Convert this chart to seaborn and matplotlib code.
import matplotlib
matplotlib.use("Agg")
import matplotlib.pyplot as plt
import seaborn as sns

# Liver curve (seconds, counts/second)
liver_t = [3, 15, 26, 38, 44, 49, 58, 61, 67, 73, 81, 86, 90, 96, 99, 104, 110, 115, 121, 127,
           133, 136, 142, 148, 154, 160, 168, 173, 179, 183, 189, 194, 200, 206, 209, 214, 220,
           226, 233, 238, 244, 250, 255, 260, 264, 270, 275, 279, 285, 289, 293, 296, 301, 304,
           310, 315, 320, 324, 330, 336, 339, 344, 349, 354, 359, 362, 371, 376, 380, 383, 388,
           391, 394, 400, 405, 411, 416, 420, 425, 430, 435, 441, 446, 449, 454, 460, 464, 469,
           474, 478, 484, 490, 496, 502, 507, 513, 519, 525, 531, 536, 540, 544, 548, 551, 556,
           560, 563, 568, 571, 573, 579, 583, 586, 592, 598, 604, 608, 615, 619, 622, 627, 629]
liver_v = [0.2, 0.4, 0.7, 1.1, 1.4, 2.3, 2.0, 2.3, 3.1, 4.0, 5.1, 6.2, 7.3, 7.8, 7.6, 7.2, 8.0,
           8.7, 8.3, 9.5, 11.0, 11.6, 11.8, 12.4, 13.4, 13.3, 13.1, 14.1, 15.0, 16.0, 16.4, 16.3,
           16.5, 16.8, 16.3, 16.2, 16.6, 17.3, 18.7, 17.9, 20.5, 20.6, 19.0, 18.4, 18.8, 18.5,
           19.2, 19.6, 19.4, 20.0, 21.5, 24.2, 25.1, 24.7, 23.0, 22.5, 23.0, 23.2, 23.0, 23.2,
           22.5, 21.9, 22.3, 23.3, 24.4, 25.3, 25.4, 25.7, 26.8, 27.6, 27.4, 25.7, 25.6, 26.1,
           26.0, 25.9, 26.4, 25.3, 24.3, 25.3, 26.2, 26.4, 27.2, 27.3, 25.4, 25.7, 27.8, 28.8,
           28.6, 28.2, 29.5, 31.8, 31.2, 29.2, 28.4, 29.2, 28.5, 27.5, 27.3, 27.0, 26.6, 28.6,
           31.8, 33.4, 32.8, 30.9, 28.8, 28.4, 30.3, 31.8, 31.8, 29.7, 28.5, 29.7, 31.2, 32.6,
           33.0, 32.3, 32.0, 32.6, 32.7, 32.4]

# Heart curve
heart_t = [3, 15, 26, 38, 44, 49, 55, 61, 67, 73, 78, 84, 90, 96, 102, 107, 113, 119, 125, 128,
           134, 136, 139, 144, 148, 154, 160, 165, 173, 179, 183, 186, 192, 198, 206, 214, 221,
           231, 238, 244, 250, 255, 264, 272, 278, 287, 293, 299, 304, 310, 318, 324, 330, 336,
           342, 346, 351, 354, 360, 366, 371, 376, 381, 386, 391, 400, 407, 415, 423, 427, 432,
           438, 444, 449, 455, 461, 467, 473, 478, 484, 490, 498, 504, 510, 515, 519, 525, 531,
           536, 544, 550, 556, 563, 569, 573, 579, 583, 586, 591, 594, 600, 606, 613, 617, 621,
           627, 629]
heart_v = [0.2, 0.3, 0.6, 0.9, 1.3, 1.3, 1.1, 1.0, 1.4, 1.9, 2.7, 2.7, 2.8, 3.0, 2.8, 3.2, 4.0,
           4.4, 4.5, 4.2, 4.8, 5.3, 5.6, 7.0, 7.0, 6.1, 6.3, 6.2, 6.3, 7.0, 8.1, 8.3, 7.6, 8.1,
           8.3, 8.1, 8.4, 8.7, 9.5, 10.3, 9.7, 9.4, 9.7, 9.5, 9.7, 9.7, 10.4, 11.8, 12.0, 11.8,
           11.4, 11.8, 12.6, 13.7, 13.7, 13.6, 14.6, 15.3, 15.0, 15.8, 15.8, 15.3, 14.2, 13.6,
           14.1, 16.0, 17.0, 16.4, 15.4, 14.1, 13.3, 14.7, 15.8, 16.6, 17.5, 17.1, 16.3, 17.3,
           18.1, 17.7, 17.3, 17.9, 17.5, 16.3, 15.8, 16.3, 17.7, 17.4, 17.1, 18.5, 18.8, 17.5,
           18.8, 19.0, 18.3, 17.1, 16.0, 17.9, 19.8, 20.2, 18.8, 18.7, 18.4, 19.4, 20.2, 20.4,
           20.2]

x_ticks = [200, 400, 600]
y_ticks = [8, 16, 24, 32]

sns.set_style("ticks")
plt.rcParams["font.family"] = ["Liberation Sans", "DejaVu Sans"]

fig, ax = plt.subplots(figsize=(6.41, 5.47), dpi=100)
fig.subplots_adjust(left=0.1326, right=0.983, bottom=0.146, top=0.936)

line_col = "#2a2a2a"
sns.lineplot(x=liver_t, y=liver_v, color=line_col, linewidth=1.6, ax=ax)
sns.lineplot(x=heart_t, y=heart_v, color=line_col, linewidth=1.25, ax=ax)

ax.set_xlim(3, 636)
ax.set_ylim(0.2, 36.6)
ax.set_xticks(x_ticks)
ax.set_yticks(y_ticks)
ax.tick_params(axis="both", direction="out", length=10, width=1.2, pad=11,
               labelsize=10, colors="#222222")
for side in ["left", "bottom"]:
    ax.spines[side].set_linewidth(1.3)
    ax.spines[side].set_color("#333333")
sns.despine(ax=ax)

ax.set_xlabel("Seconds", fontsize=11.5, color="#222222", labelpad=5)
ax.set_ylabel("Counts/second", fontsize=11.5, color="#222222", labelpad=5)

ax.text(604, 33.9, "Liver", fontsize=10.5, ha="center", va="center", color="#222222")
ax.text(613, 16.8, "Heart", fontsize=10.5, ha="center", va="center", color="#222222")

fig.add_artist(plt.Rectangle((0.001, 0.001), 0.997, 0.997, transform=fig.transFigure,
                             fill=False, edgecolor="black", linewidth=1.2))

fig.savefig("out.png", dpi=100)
#####
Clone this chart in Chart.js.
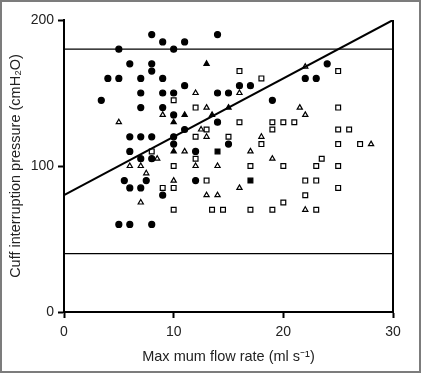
#####
**What the exercise asks**
Retype, exactly and in full, the lines above from the one containing "Convert this chart" through the one containing "import seaborn as sns".

**Exercise answer**
Convert this chart to seaborn and matplotlib code.
import matplotlib
matplotlib.use("Agg")
import matplotlib.pyplot as plt
import seaborn as sns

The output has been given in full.